## TASK PROMPT
Reproduce exactly the run of lines from the one containing "Convert this chart to Plotly code." through the one containing "ref_operating_margin = 20". Pictures do not belong in the copy.

## EXTRACTED INFORMATION

+ + + + +

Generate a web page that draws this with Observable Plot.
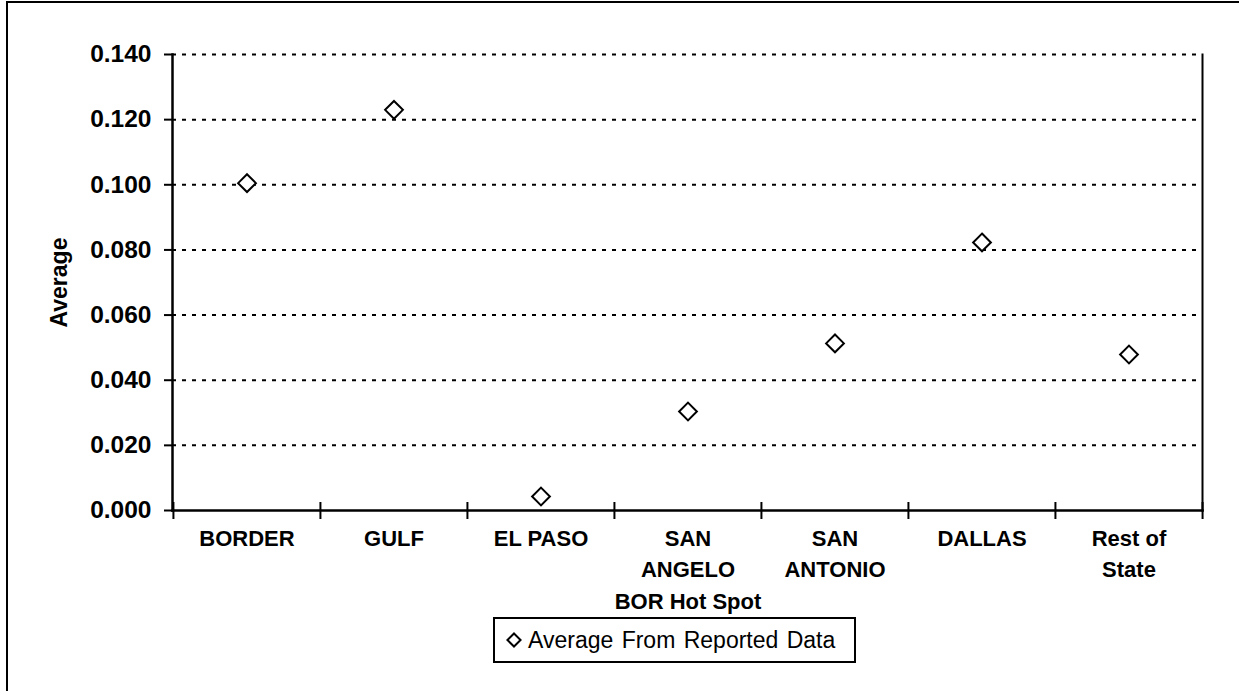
<!DOCTYPE html>
<html>
<head>
<meta charset="utf-8">
<script src="https://cdn.jsdelivr.net/npm/d3@7"></script>
<script src="https://cdn.jsdelivr.net/npm/@observablehq/plot@0.6"></script>
<style>
  body { margin: 0; background: #fff; font-family: Arial, "Liberation Sans", sans-serif; }
  #wrap { position: relative; width: 1247px; height: 691px; overflow: hidden; background: #fff; }
  #frame { position: absolute; left: 6px; top: 1px; width: 1231px; height: 720px; border-top: 2px solid #000; border-left: 2px solid #000; }
  #chart { position: absolute; left: 0; top: 0; }
  #legend { position: absolute; left: 493px; top: 617px; width: 363px; height: 46px; box-sizing: border-box;
            border: 2px solid #000; background: #fff; display: flex; align-items: center; font-size: 23px; word-spacing: 2px; color: #000; white-space: nowrap; }
  #legend svg { margin-left: 9px; margin-right: 4px; }
</style>
</head>
<body>
<div id="wrap">
  <div id="frame"></div>
  <div id="chart"></div>
  <div id="legend"></div>
</div>
<script>
const categories = ["BORDER", "GULF", "EL PASO", "SAN\nANGELO\nBOR Hot Spot", "SAN\nANTONIO", "DALLAS", "Rest of\nState"];
const averages = [0.1005, 0.123, 0.0043, 0.0304, 0.0513, 0.0823, 0.0479];
const yTicks = [0, 0.02, 0.04, 0.06, 0.08, 0.10, 0.12, 0.14];
const seriesName = "Average From Reported Data";
const yLabel = "Average";

const data = categories.map((c, i) => ({category: c, value: averages[i]}));

const W = 1247, H = 691;
const mL = 172, mR = 45, mT = 54, mB = 181;
const bw = (W - mL - mR) / categories.length;
const font = 'Arial, "Liberation Sans", sans-serif';

const chart = Plot.plot({
  width: W,
  height: H,
  marginLeft: mL,
  marginRight: mR,
  marginTop: mT,
  marginBottom: mB,
  style: {fontFamily: font, fontWeight: "bold", color: "#000", background: "transparent", overflow: "visible"},
  x: {type: "band", domain: categories, padding: 0},
  y: {domain: [0, 0.14]},
  marks: [
    Plot.ruleY(yTicks.filter(d => d > 0), {stroke: "#000", strokeWidth: 2, strokeDasharray: "4,6"}),
    Plot.frame({anchor: "left", stroke: "#000", strokeWidth: 2.5}),
    Plot.frame({anchor: "bottom", stroke: "#000", strokeWidth: 2.5}),
    Plot.frame({anchor: "right", stroke: "#000", strokeWidth: 2}),
    Plot.ruleX(categories, {x: d => d, dx: -bw / 2, y1: 0, y2: 0, insetTop: -8, insetBottom: -9, stroke: "#000", strokeWidth: 2}),
    Plot.ruleX(categories.slice(-1), {x: d => d, dx: bw / 2, y1: 0, y2: 0, insetTop: -8, insetBottom: -9, stroke: "#000", strokeWidth: 2}),
    Plot.axisY({ticks: yTicks, tickFormat: d3.format(".3f"), tickSize: 8, tickPadding: 13, fontSize: 24.5, fontWeight: "bold", label: null, stroke: "#000", strokeWidth: 2}),
    Plot.axisX({tickSize: 0, tickPadding: 13, fontSize: 22, fontWeight: "bold", lineHeight: 1.43, label: null}),
    Plot.text([yLabel], {frameAnchor: "left", textAnchor: "middle", dx: -113, rotate: -90, fontSize: 23, fontWeight: "bold", fill: "#000"}),
    Plot.dot(data, {x: "category", y: "value", symbol: "diamond2", r: 8, stroke: "#000", strokeWidth: 2, fill: "#fff"})
  ]
});
document.getElementById("chart").appendChild(chart);

const legend = document.getElementById("legend");
const ls = d3.create("svg").attr("width", 20).attr("height", 20);
ls.append("path")
  .attr("d", d3.symbol(d3.symbolDiamond2, 110)())
  .attr("transform", "translate(10,10)")
  .attr("fill", "#fff").attr("stroke", "#000").attr("stroke-width", 2);
legend.appendChild(ls.node());
const lt = document.createElement("span");
lt.textContent = seriesName;
legend.appendChild(lt);
</script>
</body>
</html>
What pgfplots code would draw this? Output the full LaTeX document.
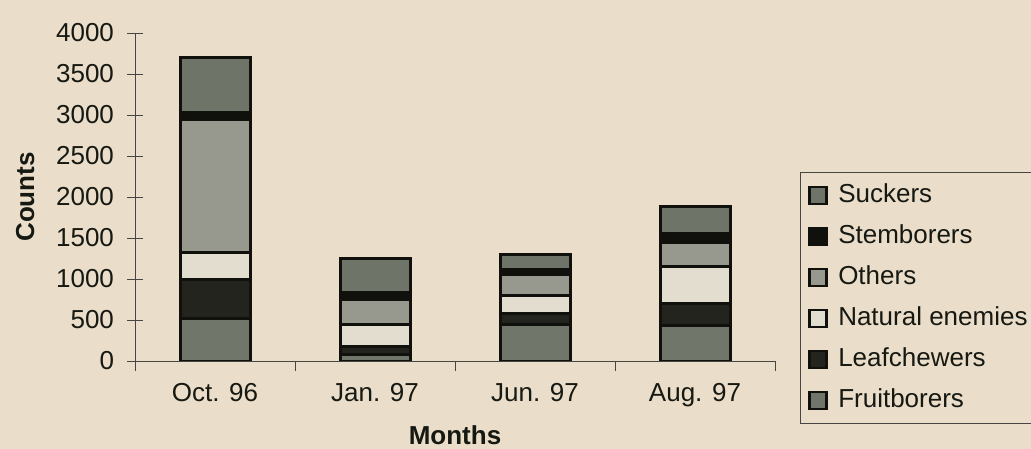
\documentclass[border=0pt]{standalone}
\usepackage{fontspec}
\setmainfont{Liberation Sans}
\usepackage{pgfplots}
\pgfplotsset{compat=1.18}
\definecolor{bg}{RGB}{234,221,201}
\definecolor{cfruit}{RGB}{112,118,106}
\definecolor{cleaf}{RGB}{36,36,30}
\definecolor{cnat}{RGB}{226,221,206}
\definecolor{cother}{RGB}{152,153,142}
\definecolor{cstem}{RGB}{16,16,12}
\definecolor{csuck}{RGB}{110,116,104}
\definecolor{txt}{RGB}{22,24,18}
\begin{document}
\begin{tikzpicture}
\path[use as bounding box, fill=bg] (0,0) rectangle (515.5bp,224.5bp);
\begin{axis}[
  at={(67.5bp,44bp)}, anchor=south west,
  scale only axis, width=320bp, height=164bp,
  ybar stacked, bar width=35bp,
  xmin=-0.5, xmax=3.5, ymin=0, ymax=4000,
  axis x line*=bottom, axis y line*=left,
  axis line style={line width=0.5bp, draw=txt!80},
  xtick={0,1,2,3},
  xticklabels={Oct. 96, Jan. 97, Jun. 97, Aug. 97},
  minor xtick={-0.5,0.5,1.5,2.5,3.5},
  major x tick style={draw=none},
  minor tick length=5bp,
  minor x tick style={yshift=-2.5bp, line width=0.5bp, draw=txt!80},
  ytick={0,500,...,4000},
  tick align=center,
  major tick length=8bp,
  major y tick style={line width=0.5bp, draw=txt!80},
  font=\fontsize{13bp}{15bp}\selectfont,
  /pgf/number format/assume math mode=true,
  /pgf/number format/set thousands separator={},
  ticklabel style={font=\fontsize{13bp}{15bp}\selectfont, text=txt},
  yticklabel style={xshift=-3bp},
  xticklabel style={yshift=-3.5bp},
  ylabel={\textbf{Counts}}, ylabel style={text=txt, yshift=4bp},
  xlabel={\textbf{Months}}, xlabel style={text=txt, yshift=-2.5bp},
  reverse legend,
  legend style={at={(rel axis cs:1.039,0.576)}, anchor=north west,
    draw=txt!80, line width=0.5bp, fill=none, text=txt,
    font=\fontsize{13bp}{15bp}\selectfont,
    row sep=7.5bp, inner xsep=4bp, inner ysep=5bp,
    nodes={inner sep=0pt, text height=10bp, text depth=3bp, anchor=west},
    /tikz/every odd column/.append style={column sep=5bp}},
  legend cell align=left,
  legend image code/.code={\draw[#1, draw=cstem, line width=1.4bp] (0bp,-4.25bp) rectangle (8.5bp,4.25bp);},
  every axis plot/.append style={draw=cstem, line width=1.5bp},
]
\addplot[fill=cfruit] coordinates {(0,520) (1,80) (2,450) (3,430)};
\addplot[fill=cleaf] coordinates {(0,470) (1,100) (2,130) (3,270)};
\addplot[fill=cnat] coordinates {(0,330) (1,270) (2,220) (3,450)};
\addplot[fill=cother] coordinates {(0,1620) (1,300) (2,250) (3,300)};
\addplot[fill=cstem] coordinates {(0,90) (1,90) (2,60) (3,110)};
\addplot[fill=csuck] coordinates {(0,670) (1,410) (2,190) (3,320)};
\legend{Fruitborers, Leafchewers, Natural enemies, Others, Stemborers, Suckers}
\end{axis}
\end{tikzpicture}
\end{document}
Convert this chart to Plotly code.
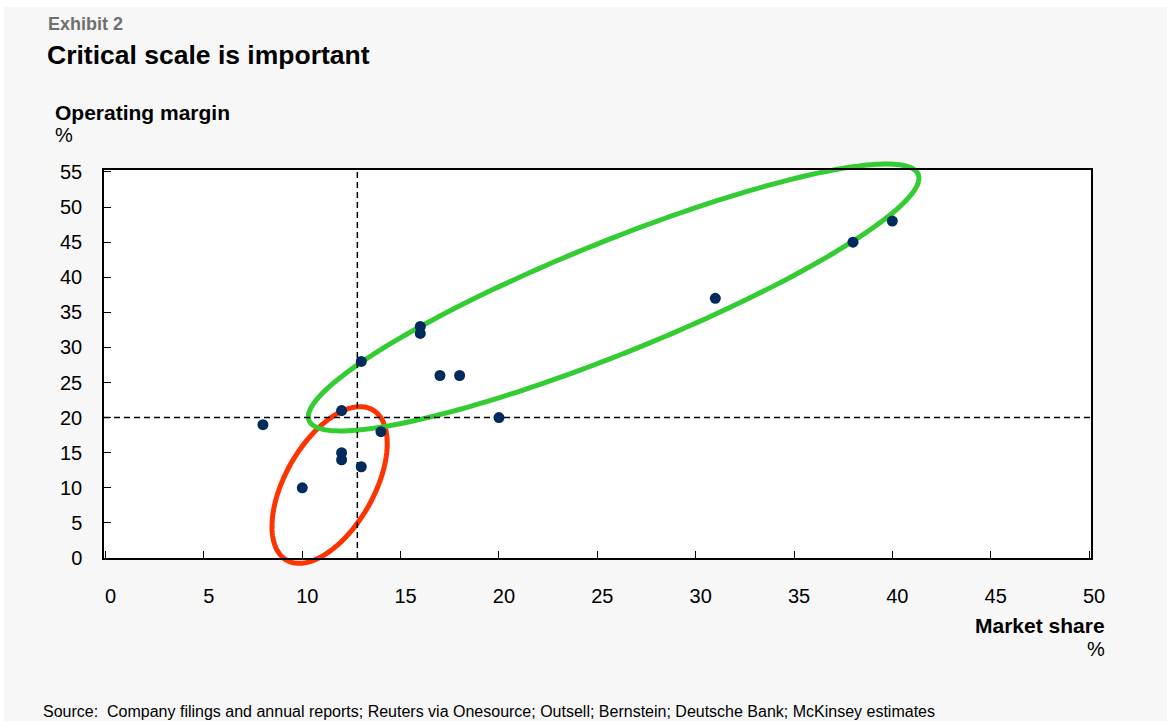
import numpy as np
import plotly.graph_objects as go

# ---------------- data ----------------
market_share = [8, 10, 12, 12, 12, 13, 13, 14, 16, 16, 17, 18, 20, 31, 38, 40]
operating_margin = [19, 10, 21, 15, 14, 28, 13, 18, 33, 32, 26, 26, 20, 37, 45, 48]

x_ticks = [0, 5, 10, 15, 20, 25, 30, 35, 40, 45, 50]
y_ticks = [0, 5, 10, 15, 20, 25, 30, 35, 40, 45, 50, 55]

ref_market_share = 12.8      # vertical dashed reference line
ref_operating_margin = 20    # horizontal dashed reference line

# highlight ellipses: centre (data units), semi-axes (px), rotation (deg)
green_center = (25.83, 37.12)
green_axes = (328.5, 55.7)
green_angle = 22.0
red_center = (11.39, 10.40)
red_axes = (86.6, 44.2)
red_angle = 60.25

# ---------------- layout geometry ----------------
W, H = 1167, 721
ML, MR, MT, MB = 104, 76, 170, 163
PW, PH = W - ML - MR, H - MT - MB
x_range = [-0.08, 50.1]
y_range = [0, 55.28]
sx = PW / (x_range[1] - x_range[0])
sy = PH / (y_range[1] - y_range[0])


def ellipse_path(center, axes, angle_deg, n=240):
    """SVG path (paper coordinates) for a rotated ellipse given in data/pixel terms."""
    t = np.linspace(0, 2 * np.pi, n, endpoint=False)
    th = np.deg2rad(angle_deg)
    a, b = axes
    dx = a * np.cos(t) * np.cos(th) - b * np.sin(t) * np.sin(th)
    dy = a * np.cos(t) * np.sin(th) + b * np.sin(t) * np.cos(th)
    xd = center[0] + dx / sx
    yd = center[1] + dy / sy
    xp = (xd - x_range[0]) / (x_range[1] - x_range[0])
    yp = (yd - y_range[0]) / (y_range[1] - y_range[0])
    pts = [f"{x:.5f},{y:.5f}" for x, y in zip(xp, yp)]
    return "M" + " L".join(pts) + " Z"


def pxx(px):
    return (px - ML) / PW


def pxy(py):
    return (H - MB - py) / PH


FONT = "Arial, Liberation Sans, sans-serif"
GRAY_BG = "#f7f7f7"

fig = go.Figure()

fig.add_trace(go.Scatter(x=market_share, y=operating_margin, mode="markers",
                         marker=dict(color="#002b5c", size=11, line=dict(width=0)),
                         showlegend=False, cliponaxis=False))

# dashed reference lines
fig.add_shape(type="line", xref="x", yref="y", x0=ref_market_share, x1=ref_market_share,
              y0=y_range[0], y1=y_range[1], line=dict(color="black", width=1.5, dash="6px,4px"),
              layer="below")
fig.add_shape(type="line", xref="x", yref="y", x0=x_range[0], x1=x_range[1],
              y0=ref_operating_margin, y1=ref_operating_margin,
              line=dict(color="black", width=1.5, dash="6px,4px"), layer="below")

# highlight ellipses (paper-referenced so they are not clipped by the plot area)
fig.add_shape(type="path", xref="paper", yref="paper",
              path=ellipse_path(red_center, red_axes, red_angle),
              line=dict(color="#ff3300", width=5), fillcolor="rgba(0,0,0,0)", layer="below")
fig.add_shape(type="path", xref="paper", yref="paper",
              path=ellipse_path(green_center, green_axes, green_angle),
              line=dict(color="#33cc33", width=5), fillcolor="rgba(0,0,0,0)", layer="below")

# white border strips (outside plot)
fig.add_shape(type="rect", xref="paper", yref="paper", x0=pxx(0), x1=pxx(W), y0=pxy(0), y1=pxy(7),
              fillcolor="white", line=dict(width=0), layer="below")
fig.add_shape(type="rect", xref="paper", yref="paper", x0=pxx(0), x1=pxx(4), y0=pxy(H), y1=pxy(0),
              fillcolor="white", line=dict(width=0), layer="below")

annotations = [
    dict(text="<b>Exhibit 2</b>", x=pxx(46), y=pxy(24), font=dict(size=18, color="#707070")),
    dict(text="<b>Critical scale is important</b>", x=pxx(45), y=pxy(55), font=dict(size=26.5, color="black")),
    dict(text="<b>Operating margin</b>", x=pxx(53), y=pxy(112), font=dict(size=21, color="black")),
    dict(text="%", x=pxx(53), y=pxy(135), font=dict(size=20, color="black")),
    dict(text="Source:  Company filings and annual reports; Reuters via Onesource; Outsell; Bernstein; "
              "Deutsche Bank; McKinsey estimates", x=pxx(41), y=pxy(711), font=dict(size=16, color="black")),
]
for a in annotations:
    a.update(xref="paper", yref="paper", xanchor="left", yanchor="middle", showarrow=False)
right_annotations = [
    dict(text="<b>Market share</b>", x=pxx(1107), y=pxy(625), font=dict(size=21, color="black")),
    dict(text="%", x=pxx(1107), y=pxy(649), font=dict(size=20, color="black")),
]
for a in right_annotations:
    a.update(xref="paper", yref="paper", xanchor="right", yanchor="middle", showarrow=False)

fig.update_layout(
    width=W, height=H,
    margin=dict(l=ML, r=MR, t=MT, b=MB, pad=0),
    paper_bgcolor=GRAY_BG, plot_bgcolor="white",
    font=dict(family=FONT, color="black", size=20),
    annotations=annotations + right_annotations,
    xaxis=dict(range=x_range, tickvals=x_ticks, ticktext=[str(v) for v in x_ticks],
               ticks="inside", ticklen=7, tickcolor="black", tickwidth=1,
               showline=True, linecolor="black", linewidth=1.5, mirror=True,
               showgrid=False, zeroline=False, ticklabelstandoff=19, ticklabelshift=5,
               tickfont=dict(size=20, family=FONT)),
    yaxis=dict(range=y_range, tickvals=y_ticks, ticktext=[str(v) for v in y_ticks],
               ticks="inside", ticklen=7, tickcolor="black", tickwidth=1,
               showline=True, linecolor="black", linewidth=1.5, mirror=True,
               showgrid=False, zeroline=False, ticklabelstandoff=16,
               tickfont=dict(size=20, family=FONT)),
)

fig.write_html("out.html")
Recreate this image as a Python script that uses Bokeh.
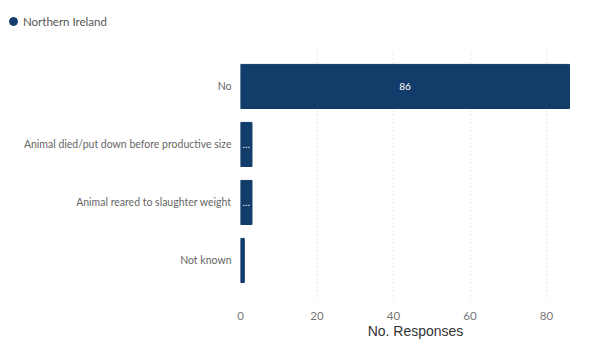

+ + + + +

## RESULT OF THE EXERCISE
Convert this chart to Plotly code.
import numpy as np
import plotly.graph_objects as go

# ---------------- data ----------------
market_share = [8, 10, 12, 12, 12, 13, 13, 14, 16, 16, 17, 18, 20, 31, 38, 40]
operating_margin = [19, 10, 21, 15, 14, 28, 13, 18, 33, 32, 26, 26, 20, 37, 45, 48]

x_ticks = [0, 5, 10, 15, 20, 25, 30, 35, 40, 45, 50]
y_ticks = [0, 5, 10, 15, 20, 25, 30, 35, 40, 45, 50, 55]

ref_market_share = 12.8      # vertical dashed reference line
ref_operating_margin = 20    # horizontal dashed reference line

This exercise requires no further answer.